All this week my postings are a part of the 2nd Annual Knitting & Crochet Blog Week. To learn more about it, just click here.
Let me first start off by saying that I am an equal opportunity yarn user. I strongly believe in giving ever yarn a chance. There is no such thing to me as ‘bad’ yarn.
With that being said, I find offense in those who persist in putting down acrylic yarns. I can understand personal preferences for one yarn type over the other, put to dismiss acrylic to the point of wanting to excommunicate it from the church of yarn is just going to far.
Acrylic has had a history of being hard and stiff, but no more so then wool being equated with smelly and itchy. Yet, like wool, acrylic has improved in quality over the years. Please, before you turn up your nose at this step-child of the knitting and crochet world, why not allow me to enlighten you on why you should take a second look at acrylic.
Acrylic is a synthetic fiber that was developed by the DuPont Corporation in 1941. It is in the same family is nylon, polyester and micro fiber. (That’s for those of you who look down your nose at acrylic while picking up four skeins of cotton/micro fiber blend for your next project.)
Considered ’cheap’ yarn, by many, I believe its low coast is one of the things that makes acrylic so popular. Personally speaking, I find it hard to pay $35.00 for a skein of yarn- even if it is made of cashmere, handspun and hand dyed. For many crafters, especially just starting out, it is difficult to justify spending large amounts of money like that. Acrylic gives you that chance to make something beautiful with little financial investment. And most people can agree that seeing a sweater you tried to knit turn into a multi-armed glob feels less heart-wrenching having paid $8.50 for the yarn then if you had dished out $85.00 for it.

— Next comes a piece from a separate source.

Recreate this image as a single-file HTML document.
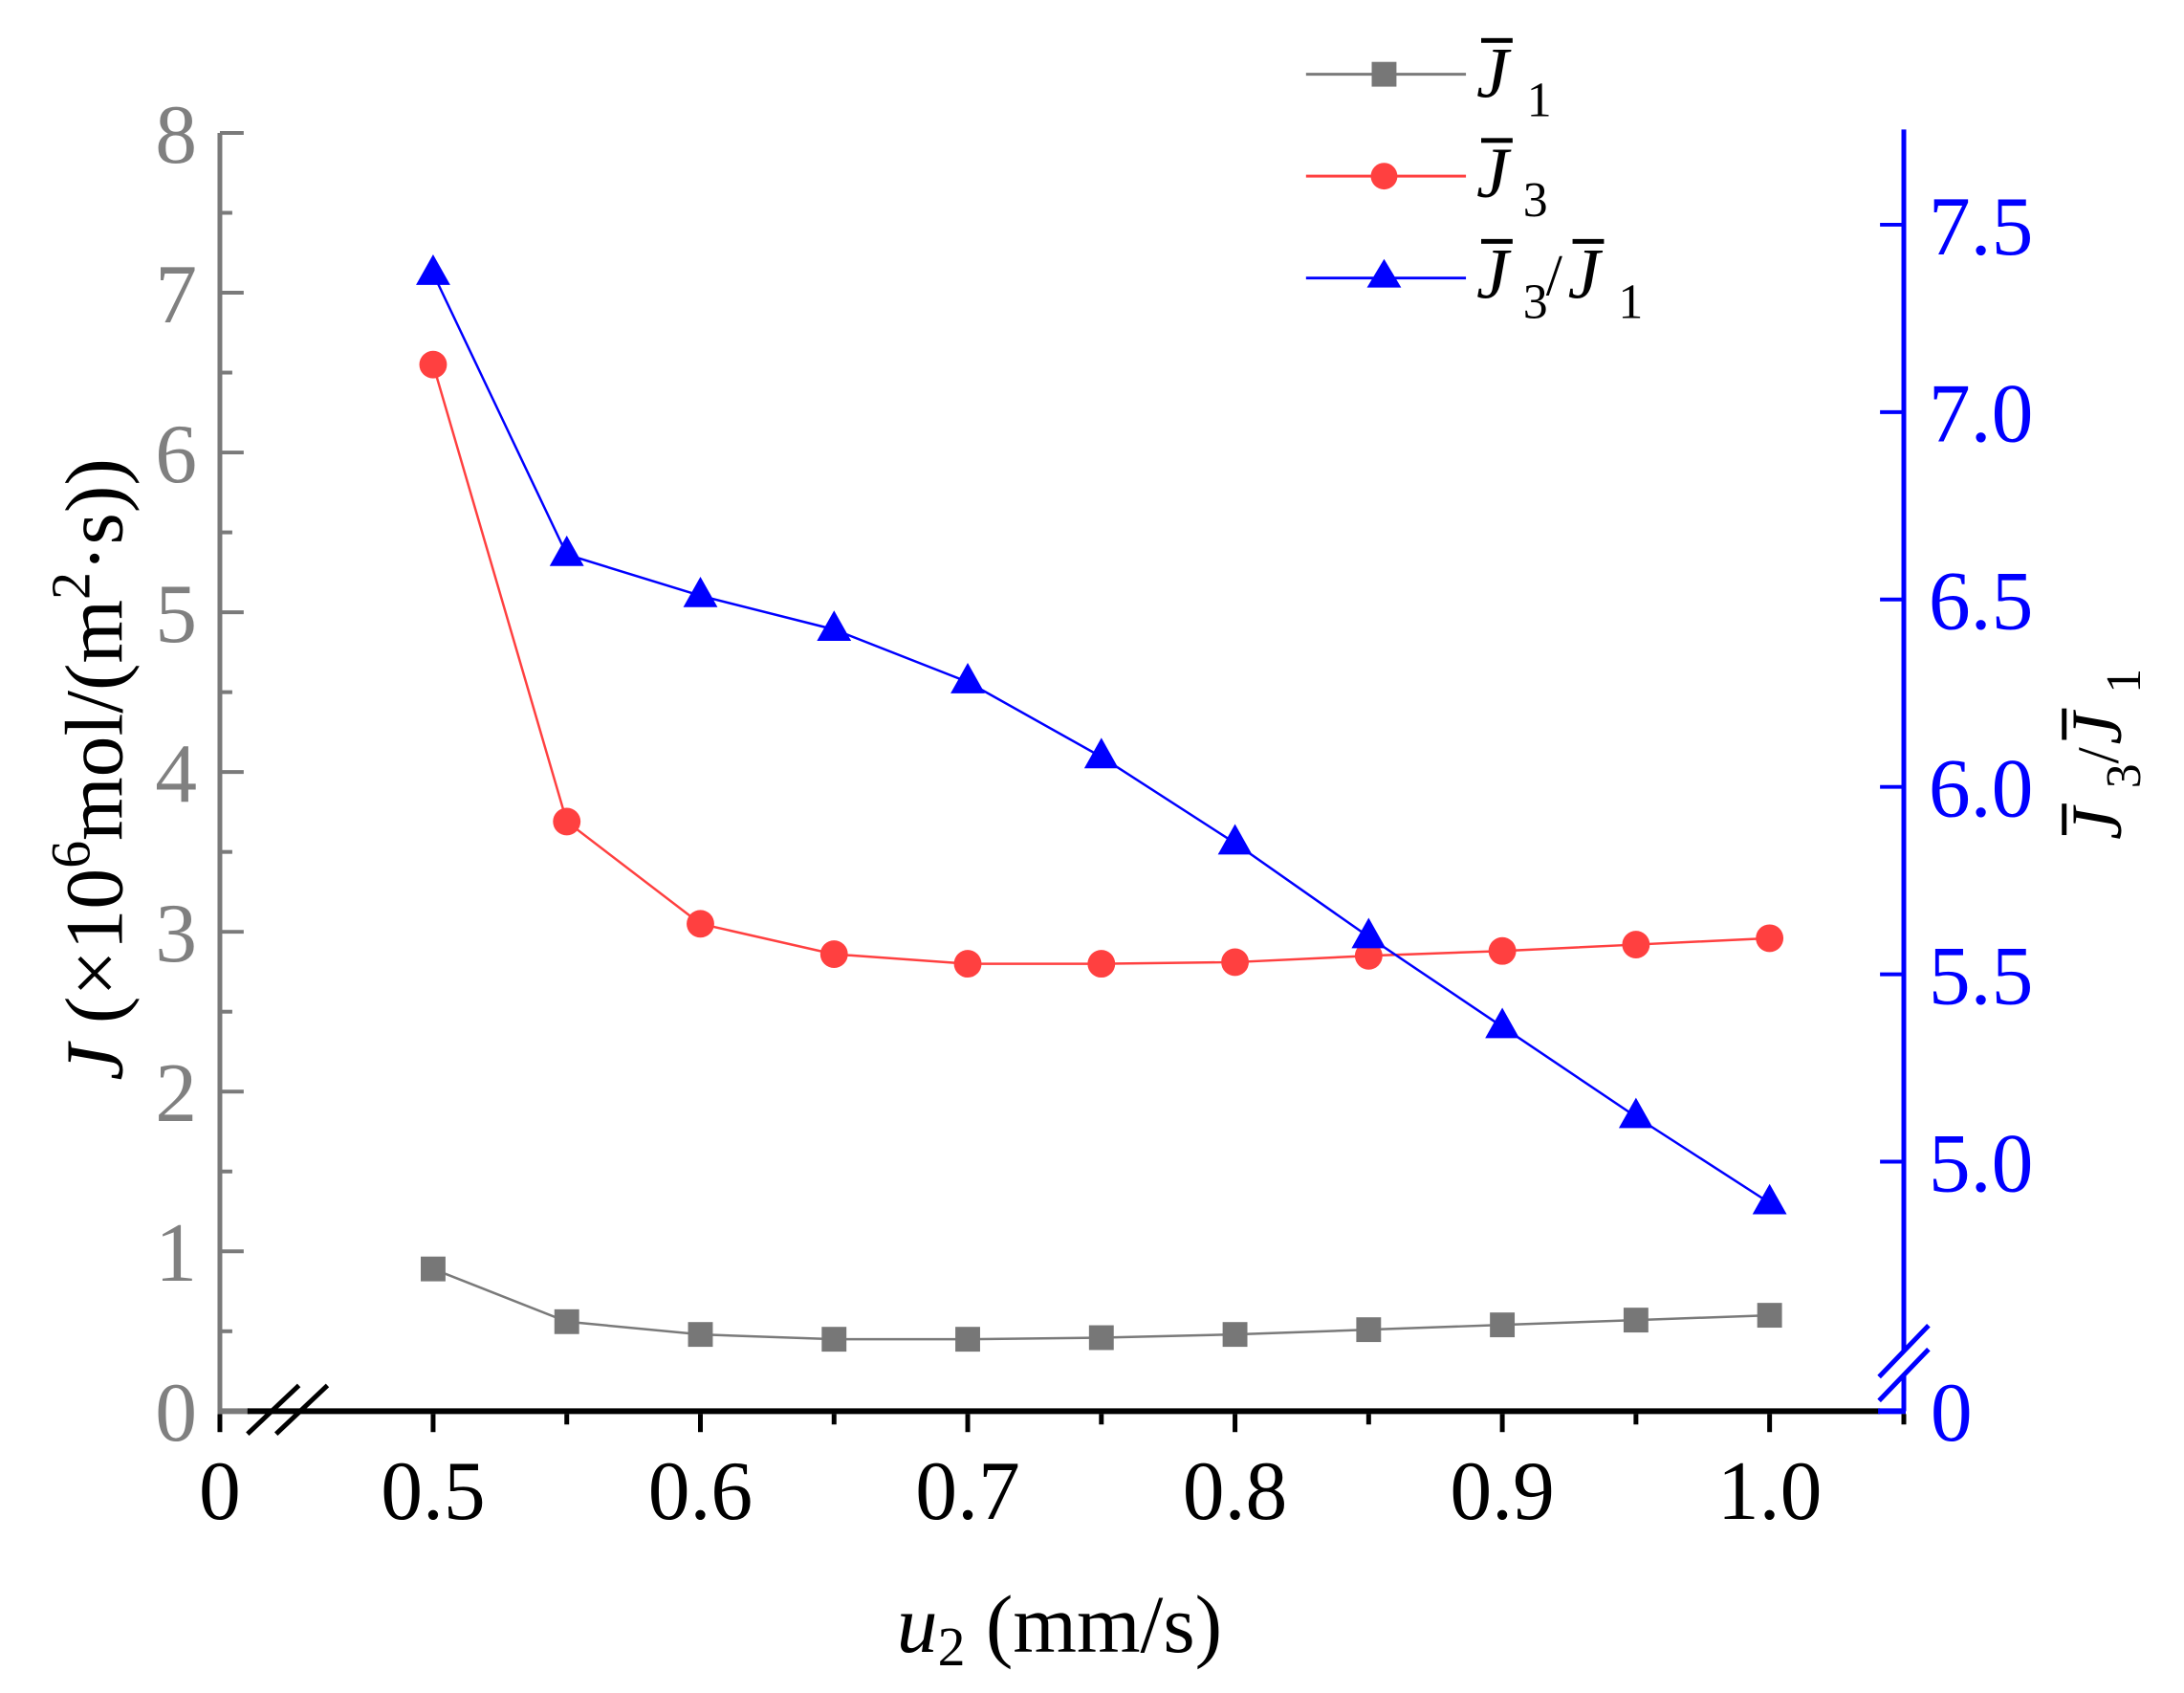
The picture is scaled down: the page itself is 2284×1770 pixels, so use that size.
<!DOCTYPE html>
<html><head><meta charset="utf-8"><style>
html,body{margin:0;padding:0;background:#fff}
svg{display:block}
text{font-family:"Liberation Serif",serif}
</style></head><body>
<svg id="chart" width="2284" height="1770" viewBox="0 0 2284 1770" xmlns="http://www.w3.org/2000/svg">
<g transform="scale(0.9955)">
<g id="axes"></g>
<g id="series"></g>
<g id="legend">
  <line x1="1372" y1="78" x2="1540" y2="78" stroke="#7a7a7a" stroke-width="3"/>
  <rect x="1441" y="65" width="26" height="26" fill="#777"/>
  <line x1="1372" y1="185" x2="1540" y2="185" stroke="#ff4040" stroke-width="3"/>
  <circle cx="1454" cy="185" r="14" fill="#ff4040"/>
  <line x1="1372" y1="292" x2="1540" y2="292" stroke="#0000ff" stroke-width="3"/>
  <polygon points="1454,272 1472,302 1436,302" fill="#0000ff"/>
  <g>
    <rect x="1556" y="40" width="33" height="5" fill="#000"/>
    <text x="1551" y="102" font-size="76" font-style="italic">J</text>
    <text x="1604" y="122" font-size="52">1</text>
  </g>
  <g>
    <rect x="1556" y="145" width="33" height="5" fill="#000"/>
    <text x="1551" y="207" font-size="76" font-style="italic">J</text>
    <text x="1600" y="227" font-size="52">3</text>
  </g>
  <g>
    <rect x="1556" y="251" width="33" height="5" fill="#000"/>
    <text x="1551" y="313" font-size="76" font-style="italic">J</text>
    <text x="1600" y="334" font-size="52">3</text>
    <text x="1624" y="310" font-size="62">/</text>
    <rect x="1652" y="251" width="33" height="5" fill="#000"/>
    <text x="1647" y="313" font-size="76" font-style="italic">J</text>
    <text x="1700" y="334" font-size="52">1</text>
  </g>
</g>
<text x="1113" y="1735" font-size="86" text-anchor="middle"><tspan font-style="italic">u</tspan><tspan font-size="58" dy="14">2</tspan><tspan dy="-14"> (mm/s)</tspan></text>
<text transform="translate(128,808) rotate(-90)" font-size="86" text-anchor="middle"><tspan font-style="italic">J</tspan><tspan> (×10</tspan><tspan font-size="58" dy="-34">6</tspan><tspan dy="34">mol/(m</tspan><tspan font-size="58" dy="-34">2</tspan><tspan dy="34">·s))</tspan></text>
<g transform="translate(2228,782) rotate(-90)">
  <rect x="-95" y="-62" width="33" height="5" fill="#000"/>
  <text x="-100" y="0" font-size="76" font-style="italic">J</text>
  <text x="-46" y="20" font-size="52">3</text>
  <text x="-20" y="-3" font-size="62">/</text>
  <rect x="5" y="-62" width="33" height="5" fill="#000"/>
  <text x="0" y="0" font-size="76" font-style="italic">J</text>
  <text x="54" y="20" font-size="52">1</text>
</g>
</g>
</svg>
<script>
const xValues=[0.5,0.55,0.6,0.65,0.7,0.75,0.8,0.85,0.9,0.95,1.0];
const j1Values=[0.89,0.56,0.48,0.45,0.45,0.46,0.48,0.51,0.54,0.57,0.60];
const j3Values=[6.55,3.69,3.05,2.86,2.80,2.80,2.81,2.85,2.88,2.92,2.96];
const ratioValues=[7.37,6.62,6.51,6.42,6.28,6.08,5.85,5.60,5.36,5.12,4.89];
const xTickValues=[0.5,0.6,0.7,0.8,0.9,1.0];
const xTickLabels=["0.5","0.6","0.7","0.8","0.9","1.0"];
const yLeftTicks=[0,1,2,3,4,5,6,7,8];
const yRightTicks=[5.0,5.5,6.0,6.5,7.0,7.5];
const yRightLabels=["5.0","5.5","6.0","6.5","7.0","7.5"];

const NS="http://www.w3.org/2000/svg";
const AX=231, AY=1482, RX=2000;
function xs(v){return 455+(v-0.5)*2808;}
function yl(v){return AY-v*167.8;}
function yr(v){return 1220-(v-5)*393.6;}
function mk(tag,attrs,parent){const e=document.createElementNS(NS,tag);for(const k in attrs)e.setAttribute(k,attrs[k]);parent.appendChild(e);return e;}
const axes=document.getElementById('axes');
const ser=document.getElementById('series');
const FS=88;

let e=mk('line',{x1:AX,y1:AY,x2:262,y2:AY,stroke:'#7a7a7a','stroke-width':6},axes);


e=mk('line',{x1:260,y1:AY,x2:1975,y2:AY,stroke:'#000','stroke-width':6},axes);


e=mk('line',{x1:1973,y1:AY,x2:RX+2,y2:AY,stroke:'#0000ff','stroke-width':6},axes);


e=mk('line',{x1:AX,y1:AY+3,x2:AX,y2:AY+22,stroke:'#000','stroke-width':5},axes);


e=mk('text',{x:AX,y:1595,'font-size':FS,'text-anchor':'middle',fill:'#000'},axes);
e.textContent='0';


for(let i=0;i<xValues.length;i++){
  const x=xs(xValues[i]);
  e=mk('line',{x1:x,y1:AY+3,x2:x,y2:i%2==0?AY+22:AY+14,stroke:'#000','stroke-width':5},axes);
  
  
}
xTickValues.forEach((v,i)=>{
  e=mk('text',{x:xs(v),y:1595,'font-size':FS,'text-anchor':'middle',fill:'#000'},axes);
  e.textContent=xTickLabels[i];
  
  
});
e=mk('line',{x1:RX,y1:AY+3,x2:RX,y2:AY+14,stroke:'#000','stroke-width':5},axes);


[0,30].forEach(d=>{
  e=mk('line',{x1:260+d,y1:1506,x2:314+d,y2:1455,stroke:'#000','stroke-width':5},axes);
  
  
});
e=mk('line',{x1:AX,y1:AY+3,x2:AX,y2:yl(8),stroke:'#7a7a7a','stroke-width':5},axes);


for(let v=0;v<=8;v+=0.5){
  e=mk('line',{x1:AX,y1:yl(v),x2:Number.isInteger(v)?AX+25:AX+13,y2:yl(v),stroke:'#7a7a7a','stroke-width':4},axes);
  
  
}
yLeftTicks.forEach(v=>{
  e=mk('text',{x:207,y:yl(v)+31,'font-size':FS,'text-anchor':'end',fill:'#808080'},axes);
  e.textContent=String(v);
  
  
});
e=mk('line',{x1:RX,y1:AY,x2:RX,y2:136,stroke:'#0000ff','stroke-width':5},axes);


e=mk('line',{x1:RX,y1:1418,x2:RX,y2:1444,stroke:'#fff','stroke-width':7},axes);


[0,25].forEach(d=>{
  e=mk('line',{x1:1974,y1:1446+d,x2:2026,y2:1392+d,stroke:'#0000ff','stroke-width':5},axes);
  
  
});
yRightTicks.forEach((v,i)=>{
  e=mk('line',{x1:RX-25,y1:yr(v),x2:RX,y2:yr(v),stroke:'#0000ff','stroke-width':4},axes);
  
  
  e=mk('text',{x:2026,y:yr(v)+31,'font-size':FS,fill:'#0000ff'},axes);
  e.textContent=yRightLabels[i];
  
  
});
e=mk('text',{x:2028,y:AY+31,'font-size':FS,fill:'#0000ff'},axes);
e.textContent='0';



function pts(vals,f){return vals.map((v,i)=>xs(xValues[i])+','+f(v)).join(' ');}
e=mk('polyline',{points:pts(j1Values,yl),fill:'none',stroke:'#7a7a7a','stroke-width':2.5},ser);


e=mk('polyline',{points:pts(j3Values,yl),fill:'none',stroke:'#ff4040','stroke-width':2.5},ser);


e=mk('polyline',{points:pts(ratioValues,yr),fill:'none',stroke:'#0000ff','stroke-width':2.5},ser);


xValues.forEach((xv,i)=>{
  const x=xs(xv);
  e=mk('rect',{x:x-13,y:yl(j1Values[i])-13,width:26,height:26,fill:'#777'},ser);
  
  
  e=mk('circle',{cx:x,cy:yl(j3Values[i]),r:14.5,fill:'#ff4040'},ser);
  
  
  const y=yr(ratioValues[i]);
  e=mk('polygon',{points:`${x},${y-20} ${x+18},${y+12} ${x-18},${y+12}`,fill:'#0000ff'},ser);
  
  
});
</script>
</body></html>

A professional chameleon, acrylic can be whatever you want it to be. Praised for its properties that are so similar to that of wool, acrylic has the ability to mimic such yarns as the highly revered cashmere. Pashmina and cashmina are the acrylic versions. (Yes, those are acrylics, not cashmere from some other exotic breed of goat.) Fun fur and eyelash can give credit to acrylic for making them a fashion craze. And lets not forget how acrylic brought the words ’novelty yarns’ into the vocabulary of every crafter with such offerings as Chenille and Lame. An acrylic yarn I recently worked with has the look and feel of handspun felted wool. From super bulky to spider web lace- acrylic yarn’s versatility is endless.
Within acrylic’s durability lies its greatest strength. How many yarns can hold up to multiple machine washings in various water temperatures? Show me a yarn that can withstand the constant pull and strain from the tight tension of new knitters just learning to knit and purl. Give me a yarn that has been able to stand up to continuous household wear and abuse. I don’t believe we have ever asked any other yarn to work as a kitchen accessory, outdoor rug, sweater, purse, slipper, coat, toy, bathroom accessory, sock, rag, table runner, bedspread, baby blanket and various other items- while expecting it to perform to the same high standard in each area. Acrylic is resistant to moths, oil, chemicals and is very resistant to deterioration from being exposed to sunlight. This is why, like Twinkies and cockroaches, acrylic will be around long after we are gone.
Now, here is where I usually hear from people about the fact that acrylic is man made and the chemicals used to make it is poisoning our waters, polluting our air, threatening our eco system and sending our world into utter self destruction. Yes, acrylic is a man made chemical based product. But compared to how many items currently in every home, school and hospital around the world that is made from and/or depends on acrylic, its yarn form is in no way making that big of a carbon footprint on our world.
So, before you dismiss acrylic yarn as some dark shameful part of needlecraft history that should never be spoken of again, entertain me with this little experiment. Go to your local yarn store, pick up a soft yarn like Lion Brand Homespun, cast on and see if acrylic doesn’t stitch its way back into a respectable place in your heart.